→ What is needed: All records must be quoted exactly. Omit the pictures.
·····
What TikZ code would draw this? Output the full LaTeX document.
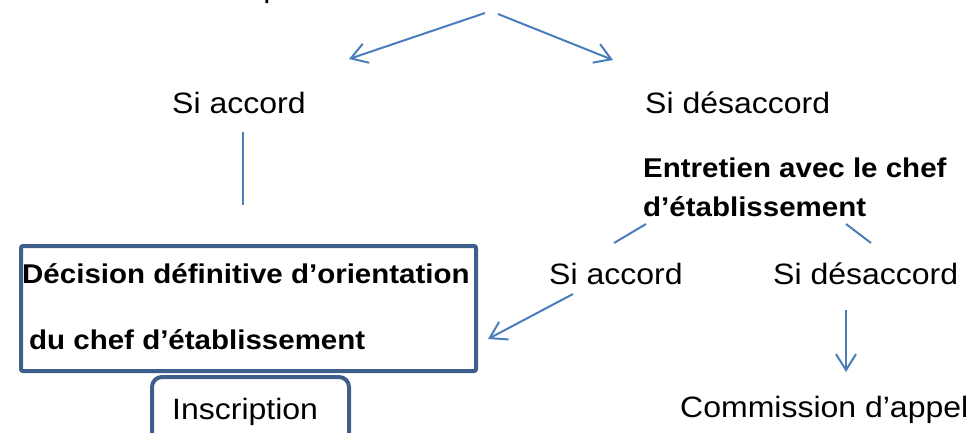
\documentclass[tikz,border=0pt]{standalone}
\usepackage{fontspec}
\setmainfont{Liberation Sans}
\usetikzlibrary{arrows.meta}
\definecolor{arrowblue}{HTML}{4A7EBB}
\definecolor{boxblue}{HTML}{3E5E8C}
\begin{document}
\begin{tikzpicture}[x=1pt,y=1pt,
  reg/.style={font=\fontsize{32}{38}\selectfont, inner sep=0pt, anchor=base west, yscale=0.92, transform shape},
  bld/.style={reg, font=\fontsize{29.5}{36}\selectfont\bfseries},
  conn/.style={draw=arrowblue, line width=2pt},
  arr/.style={conn, -{Straight Barb[length=16pt,width=20pt,line width=2pt]}},
  frame/.style={draw=boxblue, line width=4pt, anchor=north west, inner sep=0pt}]
\useasboundingbox (0,0) rectangle (970,-432);
\clip (0,0) rectangle (970,-432);

% cut-off heading
\node[reg] (head) at (80,3) {Décision lue par la famille};
\coordinate (h1) at (485,-13);
\coordinate (h2) at (498,-14);

% first level
\node[reg] (a1) at (172,-113) {Si accord};
\node[reg] (d1) at (645,-113) {Si désaccord};
\coordinate (a1in) at (349,-59);
\coordinate (d1in) at (613,-60);
\draw[arr] (h1) -- (a1in);
\draw[arr] (h2) -- (d1in);

\coordinate (a1out) at (243,-132);
\coordinate (a1down) at (243,-205);
\draw[conn] (a1out) -- (a1down);

% interview
\node[bld] (e1) at (643,-177) {Entretien avec le chef};
\node[bld] (e2) at (643,-216) {d’établissement};
\coordinate (e2l) at (646,-224);
\coordinate (e2r) at (846,-224);
\coordinate (a2top) at (614,-243);
\coordinate (d2top) at (871,-243);
\draw[conn] (e2l) -- (a2top);
\draw[conn] (e2r) -- (d2top);

% second level
\node[reg] (a2) at (549,-284) {Si accord};
\node[reg] (d2) at (773,-284) {Si désaccord};
\node[reg] (comm) at (680,-417) {Commission d’appel};

% decision box
\node[frame, rounded corners=2pt, minimum width=455pt, minimum height=125pt] (box) at (19,-244) {};
\node[bld] (dec1) at (22,-283) {Décision définitive d’orientation};
\node[bld] (dec2) at (29,-349) {du chef d’établissement};

% inscription box
\node[frame, rounded corners=10pt, minimum width=197pt, minimum height=80pt] (insbox) at (150,-375) {};
\node[reg] (ins) at (172,-419) {Inscription};

\coordinate (a2out) at (573,-294);
\coordinate (boxin) at (488,-339);
\draw[arr] (a2out) -- (boxin);

\coordinate (d2out) at (846,-310);
\coordinate (commin) at (846,-372);
\draw[arr] (d2out) -- (commin);
\end{tikzpicture}
\end{document}
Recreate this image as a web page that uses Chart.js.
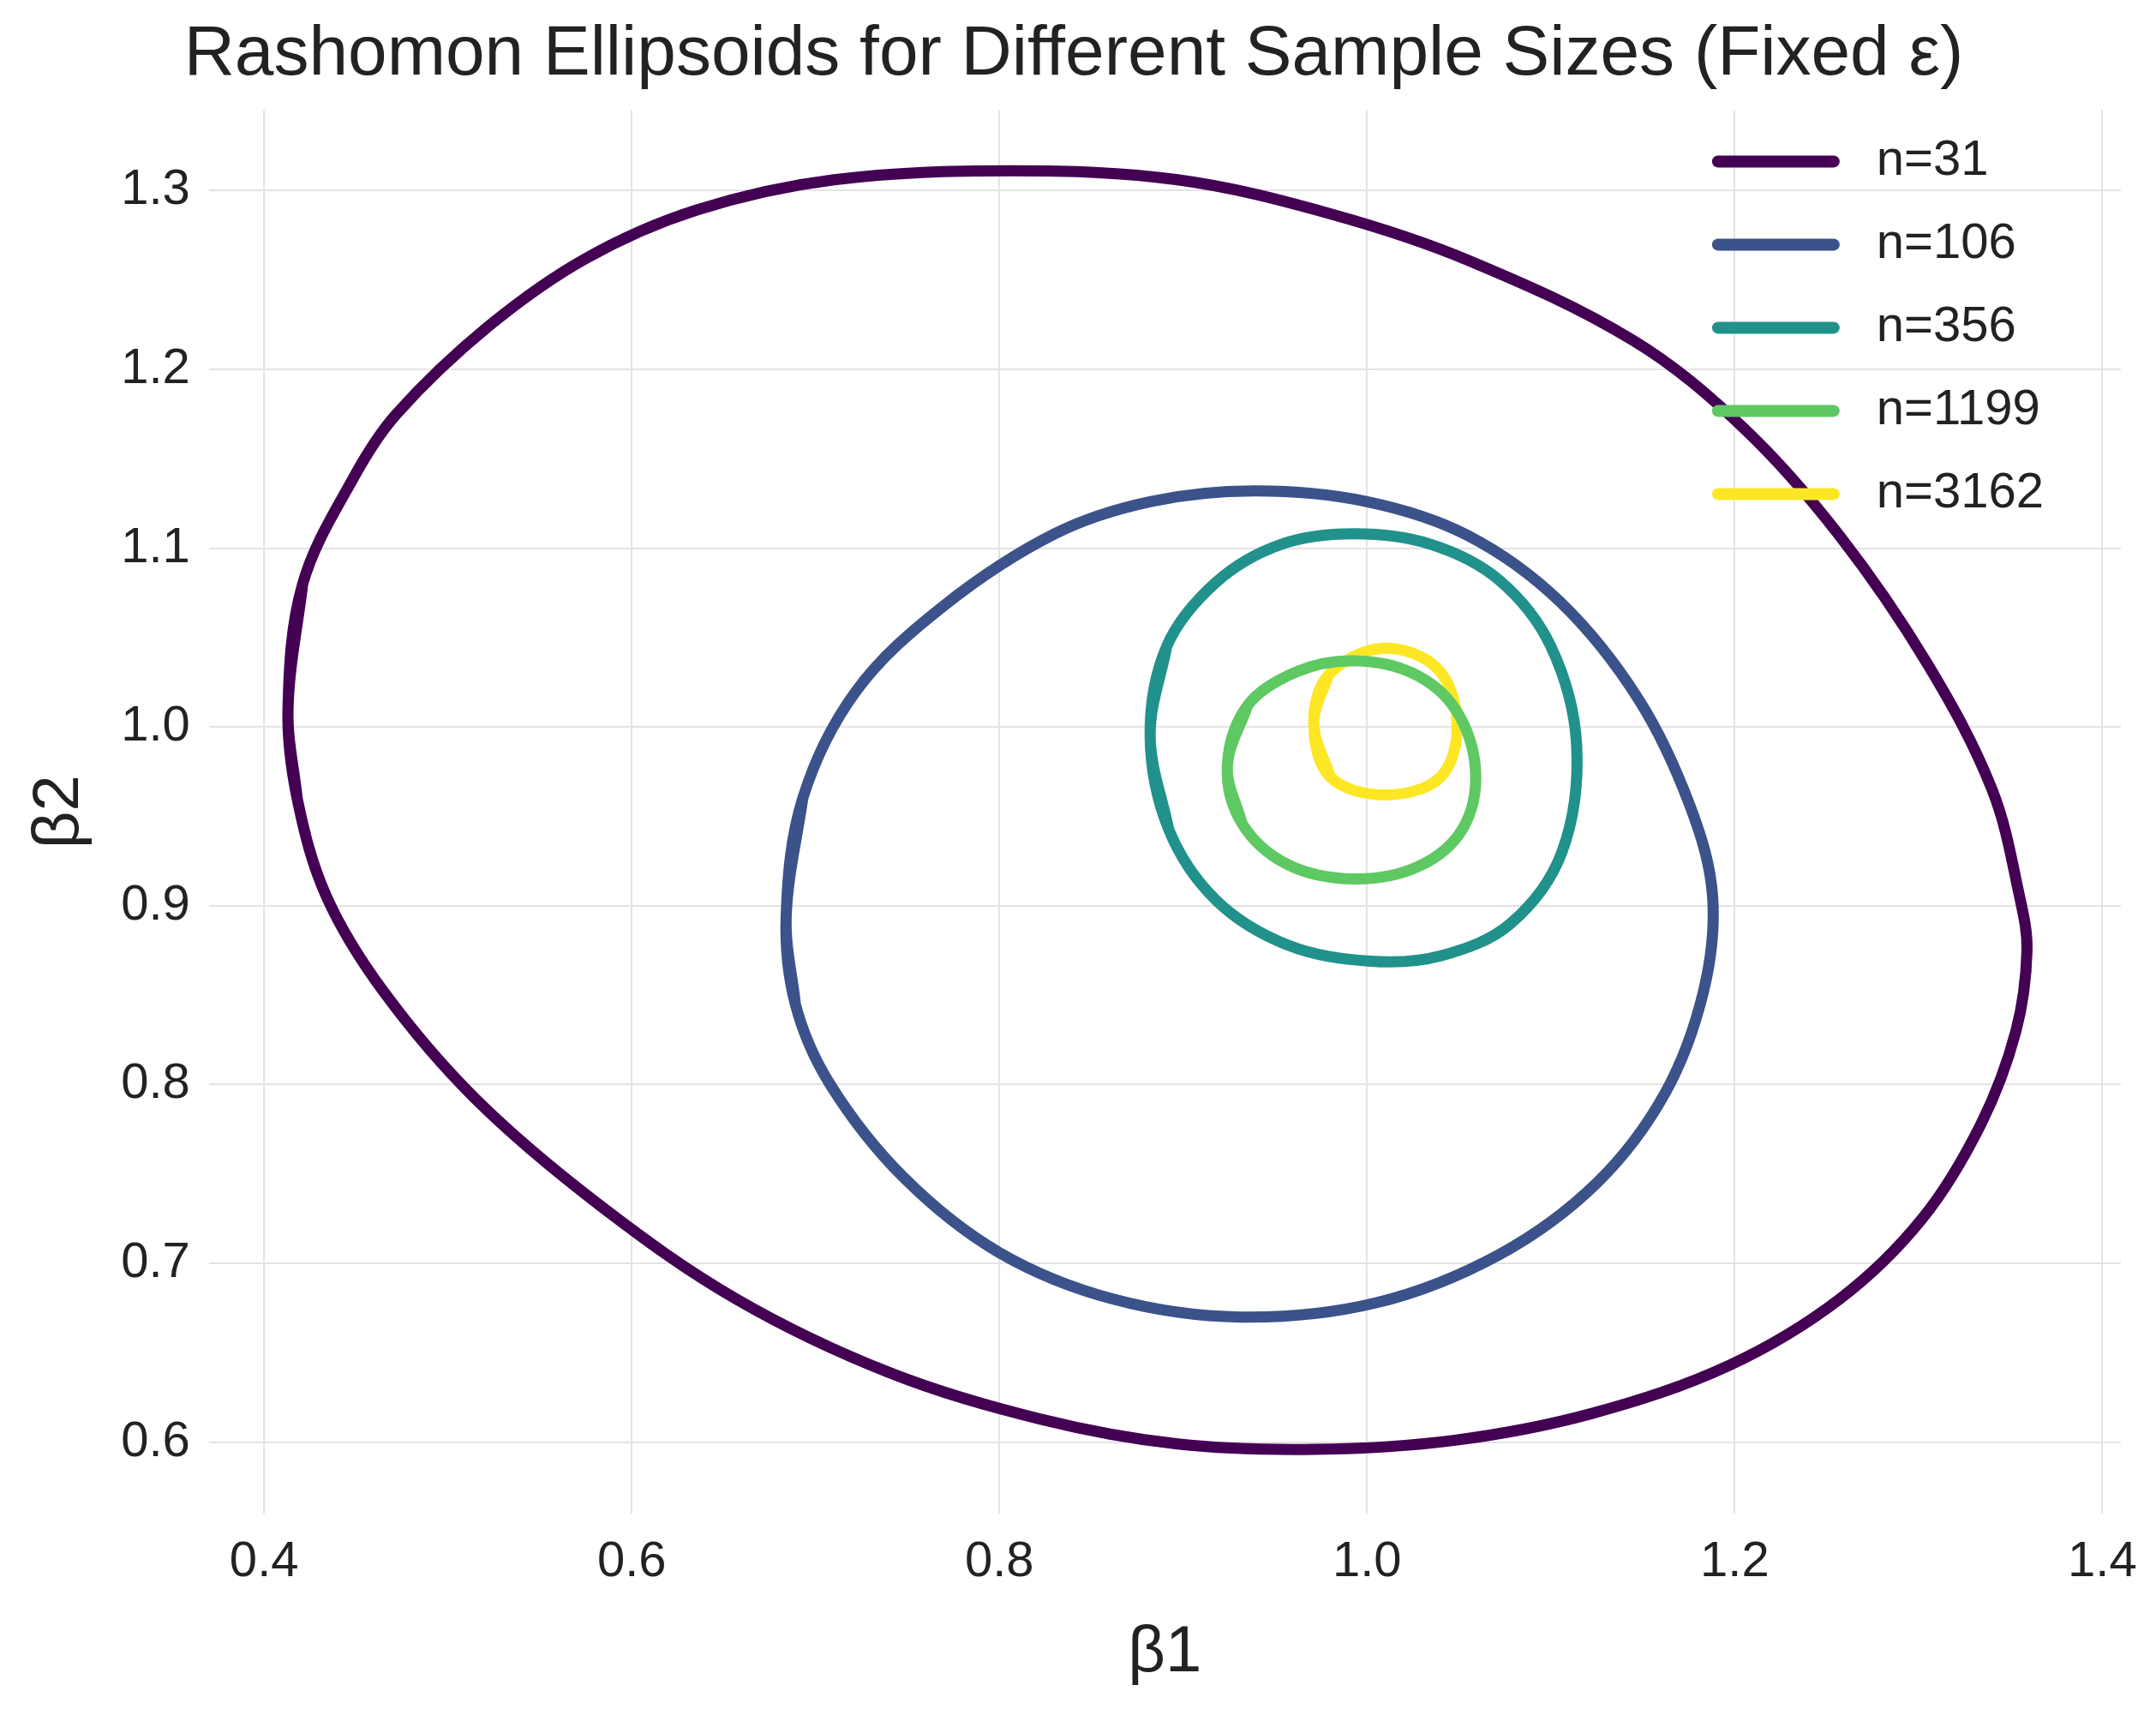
·····
→ Response to the task:
What TikZ code would draw this? Output the full LaTeX document.
\documentclass[tikz,border=0pt]{standalone}
\usepackage{fontspec}
\setmainfont{Liberation Sans}
\usetikzlibrary{arrows.meta}
\definecolor{arrowblue}{HTML}{4A7EBB}
\definecolor{boxblue}{HTML}{3E5E8C}
\begin{document}
\begin{tikzpicture}[x=1pt,y=1pt,
  reg/.style={font=\fontsize{32}{38}\selectfont, inner sep=0pt, anchor=base west, yscale=0.92, transform shape},
  bld/.style={reg, font=\fontsize{29.5}{36}\selectfont\bfseries},
  conn/.style={draw=arrowblue, line width=2pt},
  arr/.style={conn, -{Straight Barb[length=16pt,width=20pt,line width=2pt]}},
  frame/.style={draw=boxblue, line width=4pt, anchor=north west, inner sep=0pt}]
\useasboundingbox (0,0) rectangle (970,-432);
\clip (0,0) rectangle (970,-432);

% cut-off heading
\node[reg] (head) at (80,3) {Décision lue par la famille};
\coordinate (h1) at (485,-13);
\coordinate (h2) at (498,-14);

% first level
\node[reg] (a1) at (172,-113) {Si accord};
\node[reg] (d1) at (645,-113) {Si désaccord};
\coordinate (a1in) at (349,-59);
\coordinate (d1in) at (613,-60);
\draw[arr] (h1) -- (a1in);
\draw[arr] (h2) -- (d1in);

\coordinate (a1out) at (243,-132);
\coordinate (a1down) at (243,-205);
\draw[conn] (a1out) -- (a1down);

% interview
\node[bld] (e1) at (643,-177) {Entretien avec le chef};
\node[bld] (e2) at (643,-216) {d’établissement};
\coordinate (e2l) at (646,-224);
\coordinate (e2r) at (846,-224);
\coordinate (a2top) at (614,-243);
\coordinate (d2top) at (871,-243);
\draw[conn] (e2l) -- (a2top);
\draw[conn] (e2r) -- (d2top);

% second level
\node[reg] (a2) at (549,-284) {Si accord};
\node[reg] (d2) at (773,-284) {Si désaccord};
\node[reg] (comm) at (680,-417) {Commission d’appel};

% decision box
\node[frame, rounded corners=2pt, minimum width=455pt, minimum height=125pt] (box) at (19,-244) {};
\node[bld] (dec1) at (22,-283) {Décision définitive d’orientation};
\node[bld] (dec2) at (29,-349) {du chef d’établissement};

% inscription box
\node[frame, rounded corners=10pt, minimum width=197pt, minimum height=80pt] (insbox) at (150,-375) {};
\node[reg] (ins) at (172,-419) {Inscription};

\coordinate (a2out) at (573,-294);
\coordinate (boxin) at (488,-339);
\draw[arr] (a2out) -- (boxin);

\coordinate (d2out) at (846,-310);
\coordinate (commin) at (846,-372);
\draw[arr] (d2out) -- (commin);
\end{tikzpicture}
\end{document}
Recreate this image as a web page that uses Chart.js.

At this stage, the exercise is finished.